London, May 2, 2026, 21:07 BST
British American Tobacco p.l.c. issued and allotted 19,950 ordinary shares in April under its Sharesave Scheme, with the new 25 pence shares admitted to the London Stock Exchange’s main market under an existing block admission, a standing approval to list shares from the plan. BAT said the shares rank equally with existing ordinary shares.
The number is small next to BAT’s capital base, but the timing matters. The company is also cancelling stock through a buyback, so each update to the share count feeds into the public voting-rights figure investors use to track ownership, per-share earnings and dividend cover. BAT reported 2,169,936,467 shares with voting rights at April 30 and 132,661,545 shares held in treasury, meaning stock held by the company rather than outside investors.
The notice also lands before BAT’s next cash return. The board has declared a 245.04 pence dividend for 2025, payable in four quarterly instalments of 61.26 pence, with the first London and Johannesburg payment due on May 7.
The May 1 filings did not amount to a trading update. They do, though, keep attention on the mechanics of BAT’s capital returns at a time when the group is asking investors to look past slow cigarette markets and follow its shift into vapes, heated tobacco and nicotine pouches.
BAT said on April 22 it had agreed for Merrill Lynch International to buy ordinary shares between April 23 and June 29 under its share buyback programme. The company said the purpose of the programme was to reduce share capital and that repurchased shares would be cancelled.
In a separate update, BAT said it bought 260,511 shares over April 23 and April 24 at volume-weighted average prices of 4,200.84 pence and 4,329.77 pence, respectively. Those shares were also intended for cancellation.
BAT shares closed at 4,329 pence in London on May 1, up 0.14%, while its U.S.-listed ADS closed at $58.71 in New York on Friday.
At its April annual meeting, BAT said it still expected 2026 performance at the lower end of its mid-term ranges: 3%-5% revenue growth and 4%-6% adjusted profit from operations growth.

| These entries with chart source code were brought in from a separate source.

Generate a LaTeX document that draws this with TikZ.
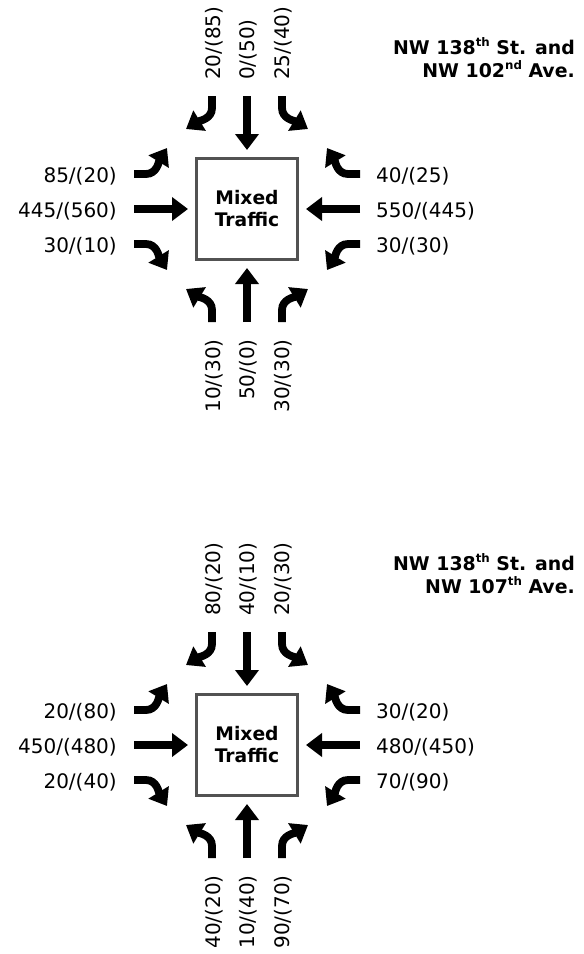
\documentclass[tikz,border=0pt]{standalone}
\usepackage{fontspec}
\setmainfont{DejaVu Sans}
\usetikzlibrary{arrows.meta}
\newcommand\supr[1]{\raisebox{0.45em}{\fontsize{11.8}{12}\selectfont #1}}
\tikzset{
  trafarrow/.style={line width=7.8pt,-{Triangle[width=23pt,length=16pt]}},
  mixbox/.style={draw=black!68,line width=3pt,minimum size=101pt,inner sep=0pt,
    align=center,font=\fontsize{18.7}{22}\selectfont\bfseries},
  vol/.style={inner sep=0pt,font=\fontsize{20}{24}\selectfont},
  title/.style={inner sep=0pt,align=right,font=\fontsize{18.9}{23}\selectfont\bfseries}
}
\newcommand\approacharrows[4]{% #1 cx, #2 cy, #3 rotation, #4 prefix
  \begin{scope}[shift={(#1,#2)},rotate=#3]
    \coordinate (#4Ls) at (-35,113); \coordinate (#4Lt) at (-61,80);
    \coordinate (#4Ts) at (0,113);   \coordinate (#4Tt) at (0,59);
    \coordinate (#4Rs) at (35,113);  \coordinate (#4Rt) at (61,80);
    \draw[trafarrow] (#4Ls) -- (-35,101) .. controls (-35,90) and (-48,88) .. (#4Lt);
    \draw[trafarrow] (#4Ts) -- (#4Tt);
    \draw[trafarrow] (#4Rs) -- (35,101) .. controls (35,90) and (48,88) .. (#4Rt);
  \end{scope}}
\begin{document}
\begin{tikzpicture}[x=1pt,y=1pt]
\fill[white] (0,0) rectangle (584,-954);
\useasboundingbox (0,0) rectangle (584,-954);

% ---------- first intersection ----------
\node[mixbox] (box1) at (247,-209) {Mixed\\Traffic};
\approacharrows{247}{-209}{0}{an}
\approacharrows{247}{-209}{90}{aw}
\approacharrows{247}{-209}{180}{as}
\approacharrows{247}{-209}{-90}{ae}
\node[title,anchor=north east] (t1) at (575,-37) {NW 138\supr{th} St. and\\NW 102\supr{nd} Ave.};
% top labels
\node[vol,rotate=90,anchor=west] (an1) at (214,-80) {20/(85)};
\node[vol,rotate=90,anchor=west] (an2) at (248,-80) {0/(50)};
\node[vol,rotate=90,anchor=west] (an3) at (283,-80) {25/(40)};
% left labels
\node[vol,anchor=east] (aw1) at (117,-176) {85/(20)};
\node[vol,anchor=east] (aw2) at (117,-211) {445/(560)};
\node[vol,anchor=east] (aw3) at (117,-246) {30/(10)};
% right labels
\node[vol,anchor=west] (ae1) at (376,-176) {40/(25)};
\node[vol,anchor=west] (ae2) at (376,-211) {550/(445)};
\node[vol,anchor=west] (ae3) at (376,-246) {30/(30)};
% bottom labels
\node[vol,rotate=90,anchor=east] (as1) at (214,-339) {10/(30)};
\node[vol,rotate=90,anchor=east] (as2) at (248,-339) {50/(0)};
\node[vol,rotate=90,anchor=east] (as3) at (283,-339) {30/(30)};

% ---------- second intersection ----------
\node[mixbox] (box2) at (247,-745) {Mixed\\Traffic};
\approacharrows{247}{-745}{0}{bn}
\approacharrows{247}{-745}{90}{bw}
\approacharrows{247}{-745}{180}{bs}
\approacharrows{247}{-745}{-90}{be}
\node[title,anchor=north east] (t2) at (575,-553) {NW 138\supr{th} St. and\\NW 107\supr{th} Ave.};
% top labels
\node[vol,rotate=90,anchor=west] (bn1) at (214,-616) {80/(20)};
\node[vol,rotate=90,anchor=west] (bn2) at (248,-616) {40/(10)};
\node[vol,rotate=90,anchor=west] (bn3) at (283,-616) {20/(30)};
% left labels
\node[vol,anchor=east] (bw1) at (117,-712) {20/(80)};
\node[vol,anchor=east] (bw2) at (117,-747) {450/(480)};
\node[vol,anchor=east] (bw3) at (117,-782) {20/(40)};
% right labels
\node[vol,anchor=west] (be1) at (376,-712) {30/(20)};
\node[vol,anchor=west] (be2) at (376,-747) {480/(450)};
\node[vol,anchor=west] (be3) at (376,-782) {70/(90)};
% bottom labels
\node[vol,rotate=90,anchor=east] (bs1) at (214,-875) {40/(20)};
\node[vol,rotate=90,anchor=east] (bs2) at (248,-875) {10/(40)};
\node[vol,rotate=90,anchor=east] (bs3) at (283,-875) {90/(70)};
\end{tikzpicture}
\end{document}
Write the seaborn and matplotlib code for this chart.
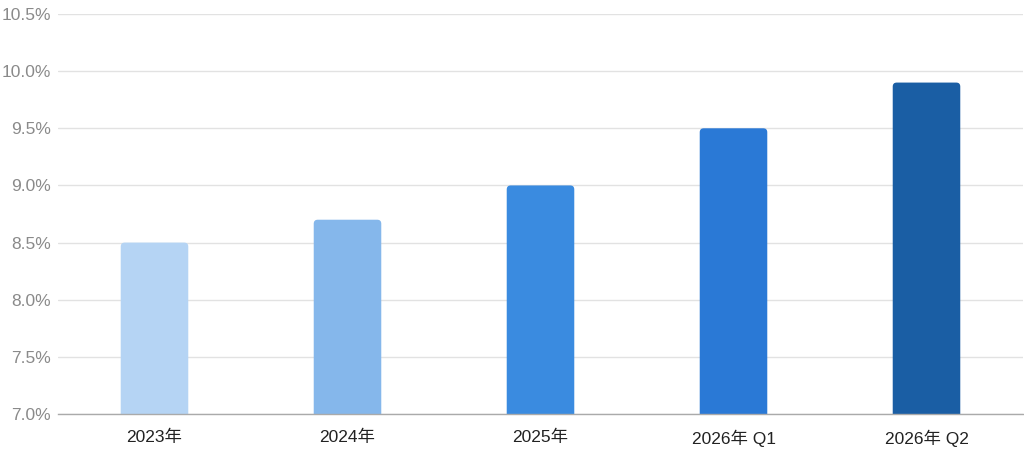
"""Bar chart of yearly / quarterly rate, rounded-top bars."""

import matplotlib

matplotlib.use("Agg")
import matplotlib.pyplot as plt
import numpy as np
import pandas as pd
import seaborn as sns
from matplotlib.patches import FancyBboxPatch
from matplotlib.ticker import FuncFormatter, MultipleLocator

periods = ["2023年", "2024年", "2025年", "2026年 Q1", "2026年 Q2"]
rates = [8.5, 8.7, 9.0, 9.5, 9.9]
bar_colors = ["#B5D4F4", "#85B7EB", "#3A8BE0", "#2A79D6", "#1A5EA4"]

df = pd.DataFrame({"period": periods, "rate": rates})

sns.set_style("white")
plt.rcParams["font.family"] = ["Liberation Sans", "Noto Sans CJK JP", "DejaVu Sans"]

fig = plt.figure(figsize=(10.24, 4.55), dpi=100)
ax = fig.add_axes([58 / 1024, 41 / 455, 965 / 1024, 400 / 455])

sns.barplot(
    data=df,
    x="period",
    y="rate",
    hue="period",
    palette=bar_colors,
    saturation=1,
    width=0.35,
    legend=False,
    ax=ax,
    zorder=3,
)

ax.set_ylim(7.0, 10.5)
ax.set_xlim(-0.5, len(periods) - 0.5)

# swap plain rectangles for ones with slightly rounded corners
px_x = 965 / len(periods)  # pixels per x unit
px_y = 400 / 3.5  # pixels per y unit
radius = 4 / px_x
for patch in list(ax.patches):
    x0, y0 = patch.get_x(), patch.get_y()
    w, h = patch.get_width(), patch.get_height()
    fc = patch.get_facecolor()
    patch.remove()
    rounded = FancyBboxPatch(
        (x0, y0),
        w,
        h,
        boxstyle=f"round,pad=0,rounding_size={radius}",
        mutation_aspect=px_x / px_y,
        facecolor=fc,
        edgecolor="none",
        zorder=3,
    )
    ax.add_patch(rounded)

ax.yaxis.set_major_locator(MultipleLocator(0.5))
ax.yaxis.set_major_formatter(FuncFormatter(lambda v, _: f"{v:.1f}%"))
ax.grid(axis="y", color="#E2E2E2", linewidth=1, zorder=0)
ax.set_axisbelow(True)

for side in ["top", "right", "left"]:
    ax.spines[side].set_visible(False)
ax.spines["bottom"].set_color("#AAAAAA")
ax.spines["bottom"].set_linewidth(1)
ax.spines["bottom"].set_zorder(4)

ax.tick_params(axis="y", length=0, pad=5, labelsize=12.5, labelcolor="#8A8A8A")
ax.tick_params(axis="x", length=0, pad=11, labelsize=12.5, labelcolor="#222222")
ax.set_xlabel("")
ax.set_ylabel("")

plt.savefig("out.png", dpi=100)
plt.close()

Adjusted figures strip out certain items or currency effects to help compare operating performance; BAT also flagged a 2%-3% foreign-exchange headwind on adjusted diluted EPS, or earnings per share.
The growth fight is moving away from cigarettes and into newer nicotine products. Reuters reported in February that BAT’s Velo pouch was taking U.S. share from Philip Morris International’s Zyn and Altria’s On!, and Chief Executive Tadeu Marroco said on a company call there was “plenty of opportunity” for Velo to keep growing. Reuters
In April, Jefferies analyst Andrei Andon-Ionita said pressure on Philip Morris’s U.S. Zyn shipments pointed to “continued momentum loss” and that Velo would likely benefit, Reuters reported. That is the competitive bright spot BAT is trying to turn into a broader new-products business. Reuters
But the buyback does not remove the main risk. BAT’s Vuse vape business still faces unregulated rivals in the United States, and Marroco told Reuters any import block on some disposable vapes would probably not have a material impact until early 2027 because of long supply chains and inventories.
The finance bench is also changing. BAT said Dragos Constantinescu, a former BAT executive who has been CEO of Asahi Europe & International, will join as chief financial officer and executive director on Sept. 1; Javed Iqbal will remain interim CFO until then.
The next scheduled checkpoint is July 30, when BAT has flagged its half-year report. For now, the freshest formal update is narrower: a few new plan shares, a fresh voting-rights count and a buyback doing most of the work on the public float.